Five years ago in this newspaper I wrote about the dire lack of inpatient and specialist services for women in Northern Ireland with perinatal mental health needs (perinatal refers to the time when pregnancy begins to the first year after the baby is born).
The article focused on my own personal experience.
To scroll back - when I was six months pregnant with my first child the ‘black dog’, Winston Churchill’s famous metaphor for his depression, prowled into my life. Over an alarmingly short period of time I sank into a deep and terrifying depression.
Instead of wistful day-dreams about baby names and nursery colour schemes, I began fantasising about ending it all.
Looking back it was totally irrational, but at the time it seemed the only escape route from the all-pervading, crushing nothingness I felt.
I couldn’t sleep or eat, the weight dropped off - my pre-pregnancy size 10 jeans swamped me.

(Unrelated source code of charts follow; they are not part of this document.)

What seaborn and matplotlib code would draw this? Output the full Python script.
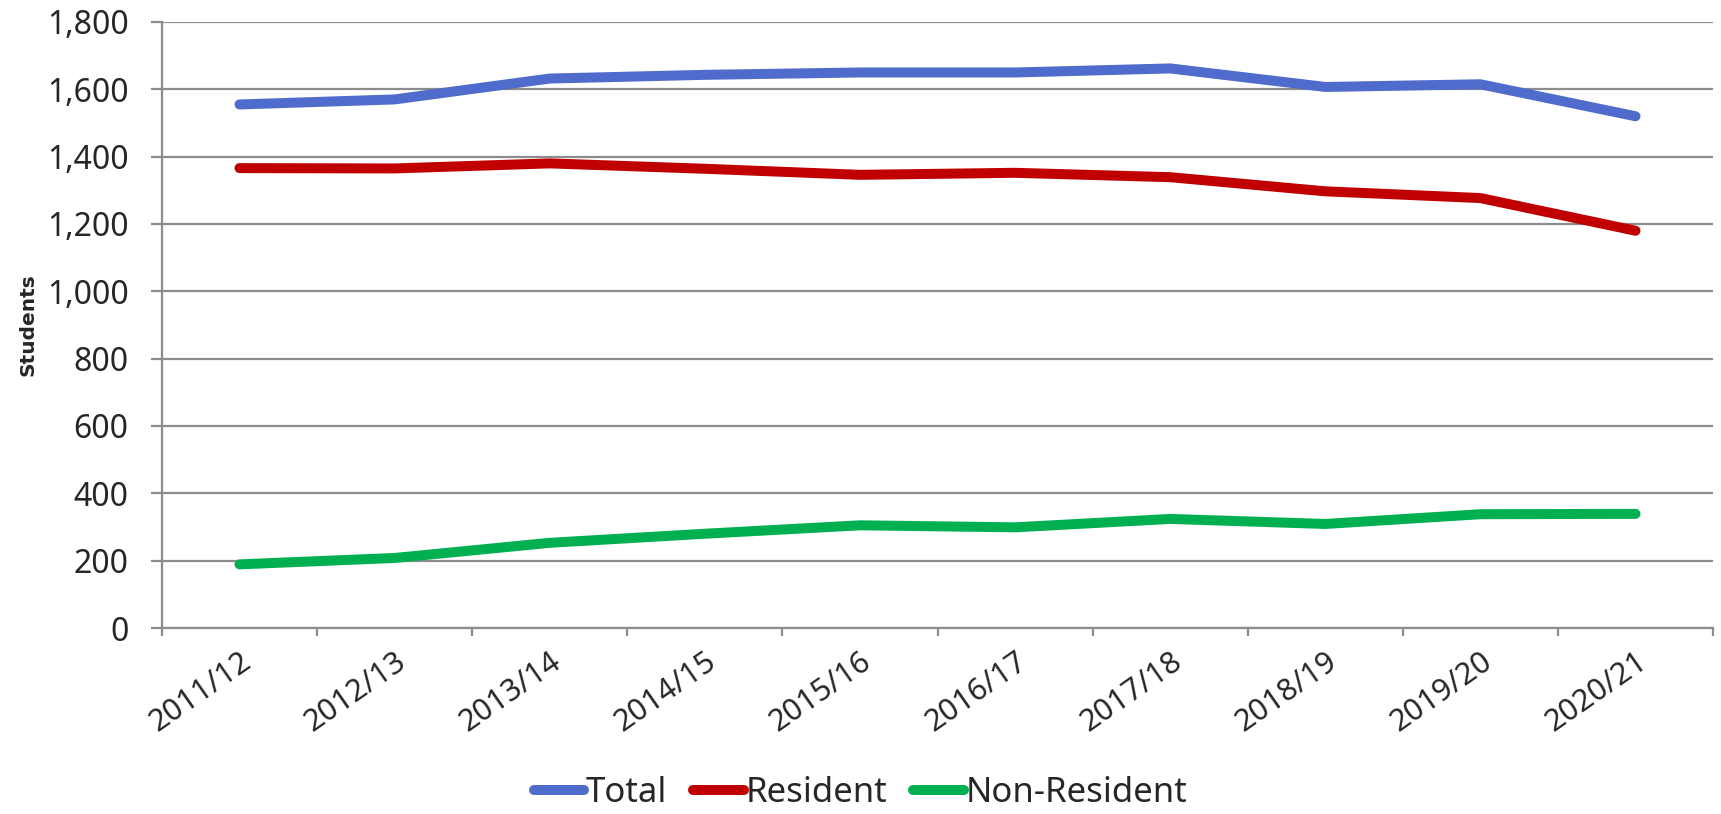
import numpy as np
import pandas as pd
import seaborn as sns
import matplotlib.pyplot as plt
from matplotlib.ticker import FuncFormatter, FixedLocator

# dados
anos = ['2011/12', '2012/13', '2013/14', '2014/15', '2015/16',
        '2016/17', '2017/18', '2018/19', '2019/20', '2020/21']
total = [1555, 1570, 1632, 1643, 1650, 1650, 1662, 1607, 1615, 1520]
residente = [1366, 1365, 1380, 1364, 1346, 1352, 1339, 1297, 1277, 1180]
nao_residente = [189, 208, 253, 280, 305, 299, 324, 309, 338, 339]

series = ['Total', 'Resident', 'Non-Resident']
cores = ['#4F6BCB', '#C00000', '#00B050']

df = pd.DataFrame({
    'ano': anos * 3,
    'x': list(range(len(anos))) * 3,
    'valor': total + residente + nao_residente,
    'serie': ['Total'] * len(anos) + ['Resident'] * len(anos) + ['Non-Resident'] * len(anos),
})

sns.set_style('white')
plt.rcParams['font.family'] = ['Noto Sans', 'DejaVu Sans']

fig = plt.figure(figsize=(17.21, 8.14), dpi=100)
ax = fig.add_axes([0.0941, 0.2285, 0.9013, 0.7445])

sns.lineplot(data=df, x='x', y='valor', hue='serie', hue_order=series,
             palette=cores, linewidth=7.2, ax=ax)
for ln in ax.lines:
    ln.set_solid_capstyle('round')

ax.set_xlim(-0.5, len(anos) - 0.5)
ax.set_ylim(0, 1800)
ax.set_yticks(np.arange(0, 1801, 200))
ax.yaxis.set_major_formatter(FuncFormatter(lambda v, p: f'{int(v):,}'))
ax.grid(axis='y', color='#8C8C8C', linewidth=1.6)
ax.set_axisbelow(True)

# rótulos no centro, marcas de tick nas fronteiras
ax.set_xticks(range(len(anos)))
ax.set_xticklabels(anos, rotation=35, ha='right', rotation_mode='anchor', fontsize=22)
ax.xaxis.set_minor_locator(FixedLocator(np.arange(-0.5, len(anos), 1)))
ax.tick_params(axis='x', which='major', length=0, pad=13)
ax.tick_params(axis='x', which='minor', length=6, width=1.6, color='#8C8C8C', direction='out', bottom=True)
ax.tick_params(axis='y', length=8, width=1.6, color='#8C8C8C', direction='out', left=True, labelsize=23, pad=16)

for s in ['top', 'right']:
    ax.spines[s].set_visible(False)
for s in ['left', 'bottom']:
    ax.spines[s].set_color('#8C8C8C')
    ax.spines[s].set_linewidth(1.6)

ax.set_xlabel('')
ax.set_ylabel('Students', fontsize=14.5, fontweight='bold', family='DejaVu Sans')
ax.yaxis.set_label_coords(-0.0805, 0.5)

ax.get_legend().remove()
handles, labels = ax.get_legend_handles_labels()
for h in handles:
    h.set_solid_capstyle('round')
fig.legend(handles, labels, loc='center', bbox_to_anchor=(0.5, 0.026), ncol=3,
           frameon=False, fontsize=25, handlelength=1.45, handletextpad=0.05,
           columnspacing=0.75, borderaxespad=0)

fig.savefig('out.png', dpi=100)
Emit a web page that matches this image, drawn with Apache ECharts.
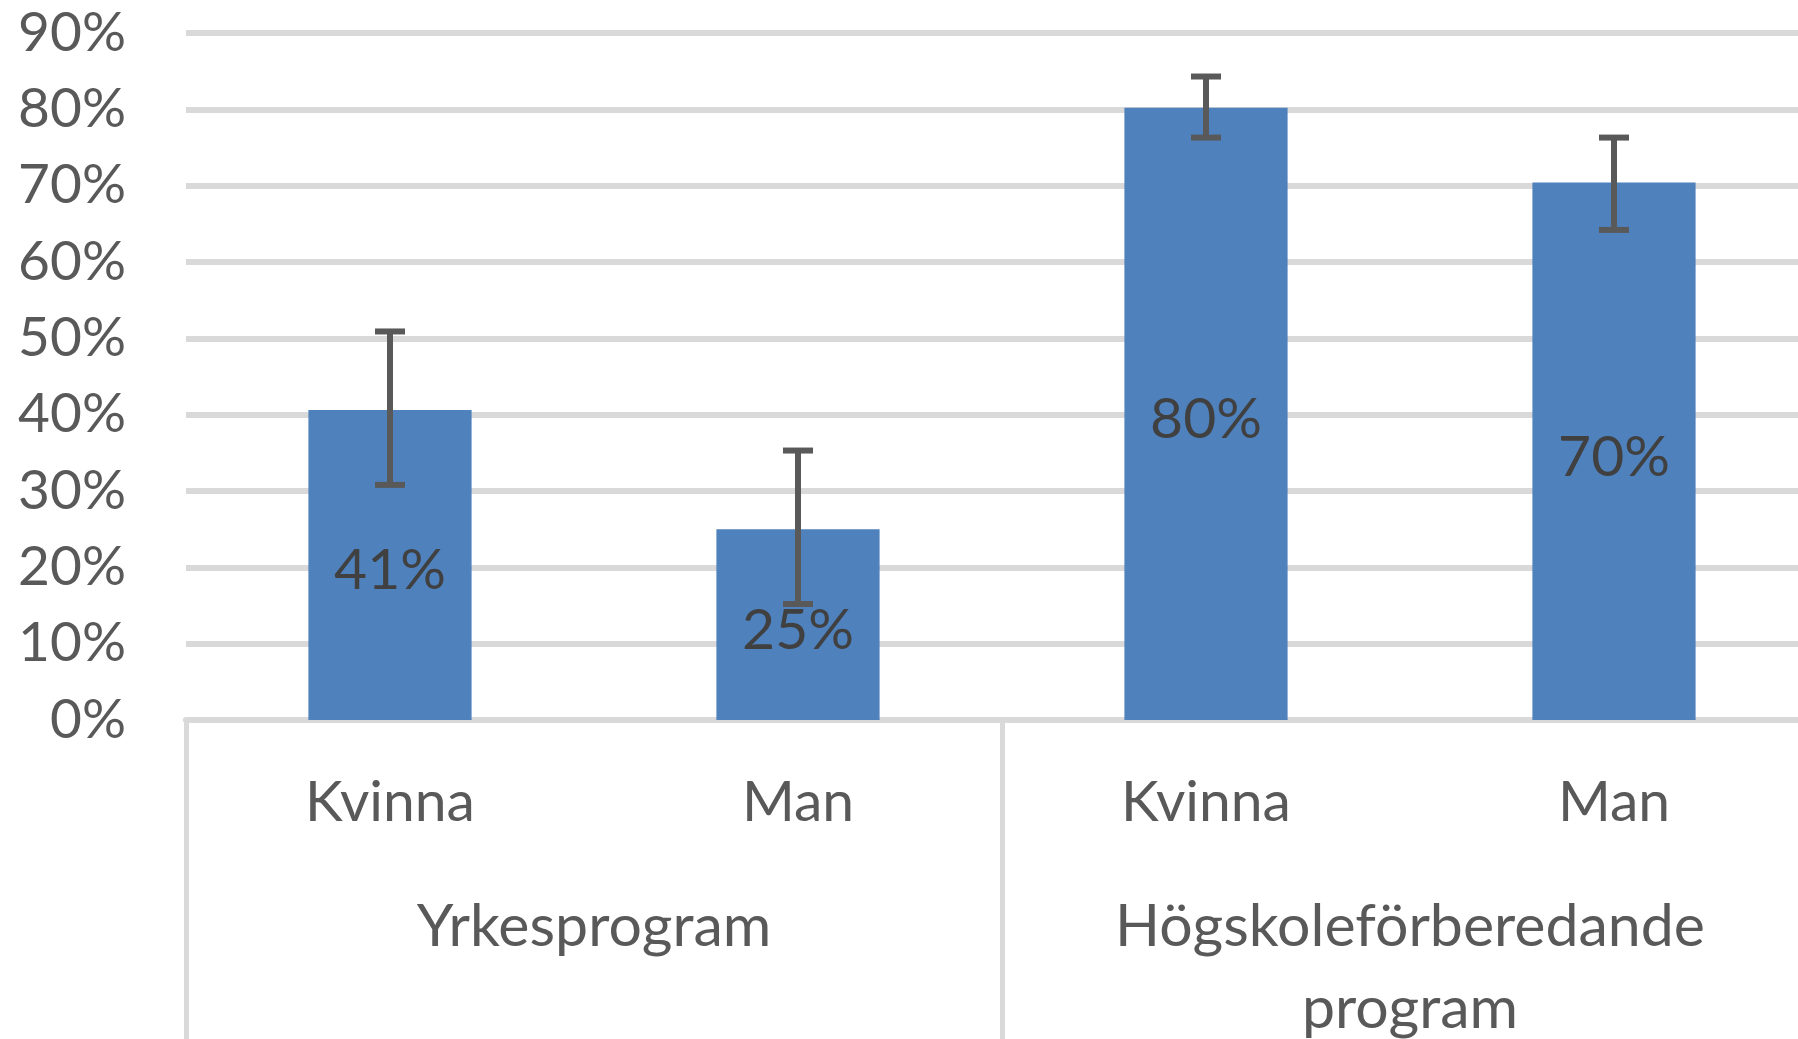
<!DOCTYPE html>
<html>
<head>
<meta charset="utf-8">
<script src="https://cdn.jsdelivr.net/npm/echarts@6/dist/echarts.min.js"></script>
<style>
  html, body { margin: 0; padding: 0; background: #fff; overflow: hidden; }
  #chart { width: 1798px; height: 1039px; }
</style>
</head>
<body>
<div id="chart"></div>
<script>
var categories = ['Kvinna', 'Man', 'Kvinna', 'Man']
var groups = ['Yrkesprogram', 'Högskoleförberedande\nprogram']
var shares = [0.406, 0.25, 0.802, 0.704]
var errLow = [0.308, 0.152, 0.763, 0.642]
var errHigh = [0.509, 0.353, 0.843, 0.763]

var font = 'Lato, Carlito, Calibri, sans-serif'
var gridColor = '#D9D9D9'
var textColor = '#595959'

var errData = categories.map(function (c, i) {
  return [i, errLow[i], errHigh[i]]
})

function renderErr (params, api) {
  var lo = api.coord([api.value(0), api.value(1)])
  var hi = api.coord([api.value(0), api.value(2)])
  var half = 15
  var style = { stroke: '#595959', lineWidth: 6 }
  return {
    type: 'group',
    children: [
      { type: 'line', shape: { x1: lo[0], y1: lo[1], x2: hi[0], y2: hi[1] }, style: style },
      { type: 'line', shape: { x1: hi[0] - half, y1: hi[1], x2: hi[0] + half, y2: hi[1] }, style: style },
      { type: 'line', shape: { x1: lo[0] - half, y1: lo[1], x2: lo[0] + half, y2: lo[1] }, style: style }
    ]
  }
}

var myChart = echarts.init(document.getElementById('chart'))
var option = {
  animation: false,
  textStyle: { fontFamily: font },
  grid: {
    left: 186,
    top: 33,
    width: 1632,
    height: 687,
    outerBoundsMode: 'none',
    containLabel: false
  },
  xAxis: [
    {
      type: 'category',
      data: categories,
      position: 'bottom',
      axisLine: { lineStyle: { color: gridColor, width: 6 } },
      axisTick: { show: false },
      axisLabel: {
        interval: 0,
        margin: 53,
        lineHeight: 60,
        fontSize: 57,
        color: textColor,
        fontFamily: font
      }
    },
    {
      type: 'category',
      data: groups,
      position: 'bottom',
      axisLine: { show: false },
      axisTick: {
        show: true,
        interval: 0,
        length: 330,
        lineStyle: { color: gridColor, width: 5 }
      },
      axisLabel: {
        interval: 0,
        margin: 166,
        lineHeight: 82,
        fontSize: 59,
        color: textColor,
        fontFamily: font
      }
    }
  ],
  yAxis: {
    type: 'value',
    min: 0,
    max: 0.9,
    interval: 0.1,
    axisLine: { show: false },
    axisTick: { show: false },
    splitLine: { lineStyle: { color: gridColor, width: 6 } },
    axisLabel: {
      margin: 60,
      fontSize: 55,
      color: textColor,
      fontFamily: font,
      formatter: function (v) {
        return Math.round(v * 100) + '%'
      }
    }
  },
  series: [
    {
      type: 'bar',
      xAxisIndex: 0,
      data: shares,
      barWidth: '40%',
      itemStyle: { color: '#4F81BD' },
      label: {
        show: true,
        position: 'inside',
        offset: [0, 6],
        fontSize: 57,
        color: '#404040',
        fontFamily: font,
        formatter: function (p) {
          return Math.round(p.value * 100) + '%'
        }
      }
    },
    {
      type: 'custom',
      xAxisIndex: 0,
      renderItem: renderErr,
      encode: { x: 0, y: [1, 2] },
      data: errData,
      z: 3
    }
  ]
}
myChart.setOption(option)
</script>
</body>
</html>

The depression, this utter, indescribable sadness, was akin to the feelings I experienced after bereavement - except I was in mourning for myself, the former happy me.
I was totally suicidal; depleted of energy, hope and joy.
I would wake up suddenly at 4am and worry for hours on end about everything from not knowing how to change a nappy to whether I really wanted this baby and if I would love it.
I worried about losing my freedom, my autonomy.
‘Instead of day-dreams about baby names, I began fantasising about ending it all’Helen McGurk
I was wracked by guilt and shame. There were lots of women who were desperate to have children and couldn’t. Impending motherhood was meant to be a happy time, a wonderful life-changing event, not a time to be consumed with suicidal thoughts.
My partner and I had waited a long time for the right time and up until that point I had really been looking forward to ﬁnally meeting the little baby growing inside me.
But something snapped. Almost overnight I became a statistic, the one in 10 women who suffers antenatal depression. Of course, I was too far gone to realise what was wrong with me.
I felt I would be demonised if I confessed these worries publicly, so I kept them bottled up, spiralling further and further into the taboo world of antenatal depression.
Following a spate of terrifying panic attacks, I went to an out-of-hours doctor. He quickly dismissed them and said I couldn’t take any medication since I was pregnant. He told me to go home and have a cup of coffee with lots of milk. I thought if he can’t help me, who can?
Eventually, as the depression got worse, I saw a more sympathetic doctor. Before prescribing anti-depressants, she told me about the risks and beneﬁts of taking medication during pregnancy, but in the end we decided this was the best option.
Also, because I was feeling suicidal it was decided I needed to be admitted to a psychiatric unit.
Unfortunately, there are no specialist psychiatric facilities in Northern Ireland, or indeed Ireland, for women with antenatal or postnatal depression, so I spent the ﬁrst week of my hospitalisation on a general psychiatric ward in Windsor House at Belfast City Hospital.
Windsor House was a grim, grey building; Dickensian and decaying; it was the scary mental asylum of my imagination. Thankfully it closed some years ago.
On arrival there I was sent to a tiny, joyless, square room to await the consultant psychiatrist. It had a table, two plastic chairs, no curtains, a stained carpet and harsh overhead lighting; not unlike a police interview room.
After an interminable four hours the psychiatrist arrived and following two hours of questioning at 1am I was ﬁnally taken to the ward by a disinterested nurse, unmoved by my tears and obvious distress.
Windsor House had a lounge area, but I avoided it because it was open to the mentally ill men from the adjoining ward. I simply didn’t feel comfortable. An environment such as this is simply not conducive to healing; futhermore it was an atrocious place for a pregnant woman to be.
Luckily after a week, I was transferred to Knockbracken Healthcare Park in Belfast.
It was a breath of fresh air to be in a modern building, and in a unit which was female-only.
I took the medication and began to improve in tiny steps. However , the fallout from depression lingers long after the black dog has retreated.
Antenatal depression is an extremely lonely illness, because you believe you are the only one in the world feeling this way.
The classic motherhood bibles are strangely quiet on the subject or give scant reference to it.
It was not an easy decision to write about my experiences of depression, but I have done so because I believe we need to re-think how women with serious antenatal and postnatal depression are treated in Northern Ireland.
It is simply not good enough to shove us on to general psychiatric wards, because there is no where else to put us.
Since I was ill nine years ago, nothing has changed in terms of inpatient care for women with perinatal mental health issues. It breaks my heart. This simply cannot continue in the 21st century.
We need a specialist unit, where women and their children get appropriate care and attention. It is, without exaggeration, a matter of life and death,
We need your support to lobby the government for this much-needed facility.